I figured out the solution to the puzzler (for some reason I only get the puzzler e-mail every other week, so I’m a bit behind here), but the solution posted is seriously flawed. They state “Clearly, one of the stone pieces has to be one pound” but they don’t give a reason. I started out assuming there was a one pound stone to weigh the one pound amount, but quickly realized that two stones that differed by one pound would also work.
So I turned around and started from the other end of the scale: 40, 39, 38, etc. The only way to measure 39 lbs is if one stone (left off the scale) was 1 lb and 38 lb was 39-1. The most logical way to measure 37 lb was if there was 3 lb stone left off. The only other option was both a 1 lb and a 2 lb stone and it quickly became apparent that there was no way to weight all 40 amounts with 4 pieces.
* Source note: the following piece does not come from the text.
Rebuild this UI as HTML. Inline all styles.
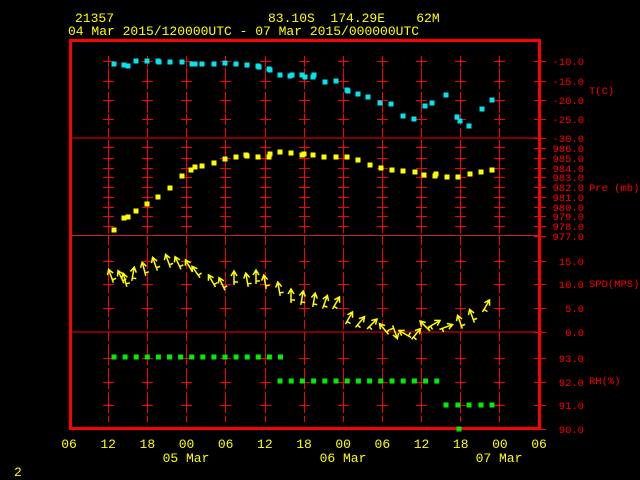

After I had 1 & 3, I guessed the next higher weight was 7 but quickly realized (working from the low end of the weights, 1, 2, 3, etc) that with a 9 lb piece I would be able to measure 5-13 lbs, and that left a 27 lb piece which I checked could make the rest of the measurements. But it isn’t until I had that 3rd stone (9 lb) that the progression 1-3-9-27 was apparent, and at that time the 4th stone’s weight just falls out. But I’m sure that very few people who get 1-3 will figure out "oh, these are powers of 3, the next number must be 9, and, ah ha, that makes the last stone 27, so that has to be the solution. Maybe if there were 5 stones weighing 121 lb, and someone figured out 1-3-9 they might see the pattern and go immediately to 27, but with only 1-3 the pattern really isn’t apparent.
The hint “how would you weigh two pounds?” was worthless. First, they didn’t justify why a stone had to be one lb, then they jumped to the next stone having to be 3 lb since 3-1=2, but any two stones that differ by 2 lb could be used for the 2 lb measurement.